Moins charmante fut celle présentée par Nicole Garcia qui a remis à Nicolas Winding Refn le prix de la mise en scène pour Drive, film de poursuites automobiles spectaculaires aux effets gore et à l'insupportable trame sonore rappelant trop les années 80. Grâce à son iPhone, le réalisateur danois a pu remercier des gens importants de son entourage, dont Ryan Gosling, « son alter ego favori », sans qui il n'aurait pu faire ce film. Perso, je m'en serais bien passée…
La grande Catherine Deneuve a ensuite couronné du prix de la meilleure interprétation masculine non Michel Piccoli, si émouvant dans Habemus Papam, ni Joeystarr, si ardent dans Polisse, ni Sean Penn si surprenant dans This Must Be the Place de Paolo Sorrentino (prix oecuménique), mais bien Jean Dujardin pour son rôle d'acteur muet sur le déclin dans The Artist de Michel Hazavanicius. Après s'être agenouillé devant De Niro et ses complices, le bel acteur au sourire éblouissant et aux sourcils plus qu'expressifs a voulu partager son prix avec sa partenaire à l'écran Bérénice Bejo – Uggy, son partenaire canin ayant déjà remporté la Palm Dog. J'ignore qui de Dujardin ou du public était le plus surpris.
Avant d'inviter Emir Kusturica à remettre le Grand prix, Mélanie Laurent a tenu à saluer Jafar Panahi (In Film Nist) et Mohammad Rasoulof (Au revoir, prix de la mise en scène à Un Certain Regard), tous deux retenus en Iran par les autorités gouvernementales. S'est ensuivi un double coup de théâtre : Nuri Bilge Ceylan et Luc et Jean-Pierre Dardenne ont dû se partager le deuxième prix le plus convoité, soit le Grand Prix du jury. Le cinéaste turc a remercié le jury de l'avoir récompensé pour ce film qu'il qualifie lui-même de difficile – Il était une fois en Anatolie raconte en temps réel et en plans très larges une enquête policière. Les frangins belges ont pour leur part saluer Cécile de France et Thomas Doret, vedettes de leur lumineux conte urbain étonnamment optimiste, Le gamin au vélo.

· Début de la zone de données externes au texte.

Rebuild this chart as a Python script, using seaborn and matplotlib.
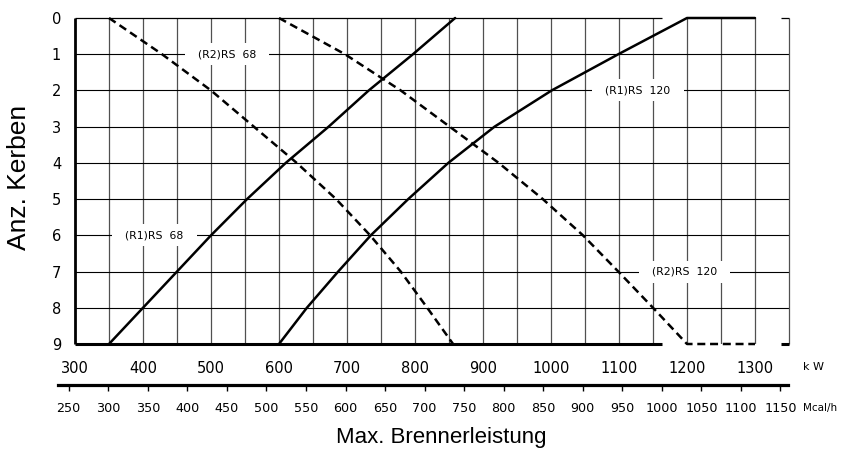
import matplotlib
matplotlib.use("Agg")
import matplotlib.pyplot as plt
import seaborn as sns

# ---------------- data ----------------
notches = [0, 1, 2, 3, 4, 5, 6, 7, 8, 9]

# (R1)RS 68  (solid): kW at notch 0..9
r1_rs68_kw = [859, 797, 732, 673, 610, 553, 500, 450, 400, 350]
# (R2)RS 68  (dashed)
r2_rs68_kw = [350, 428, 500, 563, 626, 684, 734, 779, 818, 856]
# (R1)RS 120 (solid) + flat top segment
r1_rs120_kw = [1300, 1200, 1099, 1001, 917, 849, 790, 735, 687, 641, 600]
r1_rs120_n = [0, 0, 1, 2, 3, 4, 5, 6, 7, 8, 9]
# (R2)RS 120 (dashed) + flat bottom segment
r2_rs120_kw = [600, 697, 779, 851, 923, 988, 1047, 1099, 1150, 1200, 1300]
r2_rs120_n = [0, 1, 2, 3, 4, 5, 6, 7, 8, 9, 9]

series_labels = ["(R2)RS  68", "(R1)RS  68", "(R1)RS  120", "(R2)RS  120"]
label_kw = [523, 417, 1128, 1196]
label_notch = [1, 6, 2, 7]

kw_ticks = [300, 400, 500, 600, 700, 800, 900, 1000, 1100, 1200, 1300]
mcal_ticks = [250, 300, 350, 400, 450, 500, 550, 600, 650, 700, 750, 800,
              850, 900, 950, 1000, 1050, 1100, 1150]
notch_ticks = [0, 1, 2, 3, 4, 5, 6, 7, 8, 9]
KW_PER_MCAL = 1.163

# ---------------- style ----------------
sns.set_theme(style="white")
plt.rcParams["font.family"] = ["DejaVu Sans"]

W, H = 850, 449
fig = plt.figure(figsize=(W / 100, H / 100), dpi=100)
fig.patch.set_facecolor("white")

L, R, T, B = 75, 789, 18, 344
ax = fig.add_axes([L / W, 1 - B / H, (R - L) / W, (B - T) / H])
ax.set_xlim(300, 1350)
ax.set_ylim(9, 0)
ax.set_facecolor("white")

# grid
grid_x = list(range(350, 1301, 50))
ax.vlines(grid_x, 0, 9, color="#505050", lw=0.9, zorder=1)
ax.hlines(notch_ticks[1:-1], 300, 1350, color="black", lw=0.8, zorder=1)

# borders
for s in ["top", "bottom", "right", "left"]:
    ax.spines[s].set_visible(False)
ax.vlines([300], 0, 9, color="black", lw=2.0, zorder=3, clip_on=False)
ax.vlines([1350], 0, 9, color="#505050", lw=0.9, zorder=3, clip_on=False)
ax.hlines([0], 300, 1163, color="black", lw=0.9, zorder=3, clip_on=False)
ax.hlines([0], 1338, 1350, color="black", lw=0.9, zorder=3, clip_on=False)
ax.hlines([9], 300, 1163, color="black", lw=2.2, zorder=3, clip_on=False)
ax.hlines([9], 1338, 1350, color="black", lw=2.2, zorder=3, clip_on=False)

# curves
dash = (0, (3.2, 1.9))
sns.lineplot(x=r1_rs68_kw, y=notches, sort=False, estimator=None, ax=ax,
             color="black", lw=1.8, zorder=5, clip_on=False)
sns.lineplot(x=r2_rs68_kw, y=notches, sort=False, estimator=None, ax=ax,
             color="black", lw=1.8, linestyle=dash, zorder=5, clip_on=False)
sns.lineplot(x=r1_rs120_kw, y=r1_rs120_n, sort=False, estimator=None, ax=ax,
             color="black", lw=1.8, zorder=5, clip_on=False)
sns.lineplot(x=r2_rs120_kw, y=r2_rs120_n, sort=False, estimator=None, ax=ax,
             color="black", lw=1.8, linestyle=dash, zorder=5, clip_on=False)

# curve labels with white boxes
for txt, xk, yn in zip(series_labels, label_kw, label_notch):
    ax.text(xk, yn, "  " + txt + "  ", ha="center", va="center", fontsize=7.8,
            color="black", zorder=4,
            bbox=dict(boxstyle="square,pad=0.55", fc="white", ec="none"))

# axes ticks
ax.set_xticks(kw_ticks)
ax.set_xticklabels([str(v) for v in kw_ticks])
ax.set_yticks(notch_ticks)
ax.set_yticklabels([str(v) for v in notch_ticks])
ax.tick_params(axis="x", length=0, pad=12, labelsize=10.5, labelcolor="black")
ax.tick_params(axis="y", length=0, pad=10, labelsize=10.5, labelcolor="black")
ax.set_xlabel("")
ax.set_ylabel("")

# secondary Mcal/h axis
x0, x1 = 58, 788
ax2 = fig.add_axes([x0 / W, 1 - 385 / H, (x1 - x0) / W, 0.0005])
kw_left = 300 + (x0 - L) * (1050 / (R - L))
kw_right = 300 + (x1 - L) * (1050 / (R - L))
ax2.set_xlim(kw_left / KW_PER_MCAL, kw_right / KW_PER_MCAL)
ax2.set_facecolor("none")
for s in ["top", "right", "left"]:
    ax2.spines[s].set_visible(False)
ax2.spines["bottom"].set_visible(True)
ax2.spines["bottom"].set_linewidth(2.3)
ax2.spines["bottom"].set_color("black")
ax2.set_yticks([])
ax2.set_xticks(mcal_ticks)
ax2.set_xticklabels([str(v) for v in mcal_ticks])
ax2.tick_params(axis="x", direction="out", length=4, width=1, color="black",
                pad=8, labelsize=9.2, labelcolor="black", bottom=True)

# unit labels
fig.text(803 / W, 1 - 367 / H, "k W", fontsize=8, color="black",
         ha="left", va="center")
fig.text(803 / W, 1 - 408 / H, "Mcal/h", fontsize=7.5, color="black",
         ha="left", va="center")

# axis titles
fig.text(19 / W, 1 - 177 / H, "Anz. Kerben", rotation=90, fontsize=19,
         family=["Liberation Sans", "DejaVu Sans"], color="black",
         ha="center", va="center")
fig.text(441 / W, 1 - 443 / H, "Max. Brennerleistung", fontsize=16,
         family=["Liberation Sans", "DejaVu Sans"], color="black",
         ha="center", va="baseline")

fig.savefig("out.png", dpi=100, facecolor="white")
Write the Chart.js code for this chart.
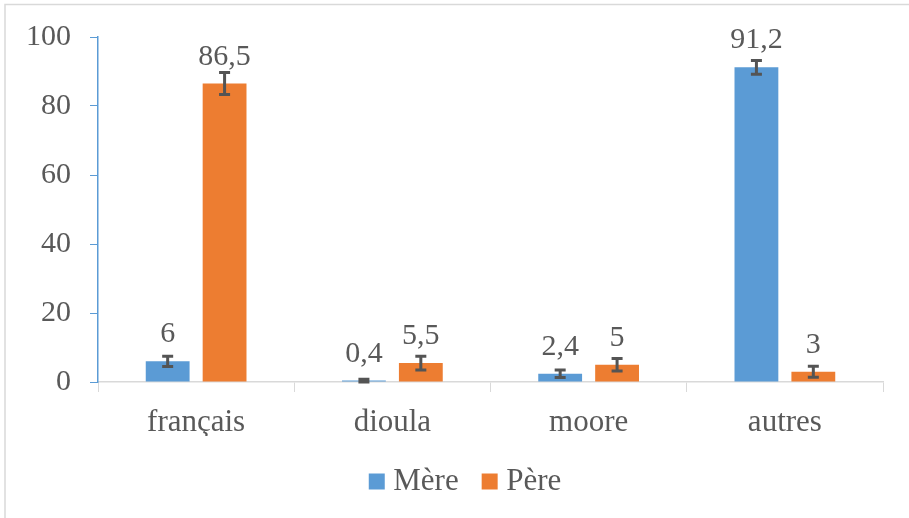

Enfin, dans un français délicieux, la ravissante Jane Fonda n'a pu remettre la Palme d'or à Terrence Malick en mains propres, ce dernier étant un « incorrigible timide » de l'avis de son producteur. Cinquième long métrage en 37 ans de carrière, The Tree of Life, ambitieuse chronique familiale impressionniste surnommée par certains le 2001 de 2011, méritait certes de se retrouver au sommet du palmarès grâce à la magnificence de ses images lyriques. Et pourtant, ce n'est pas celui qui nous aura fait vivre les plus grandes émotions.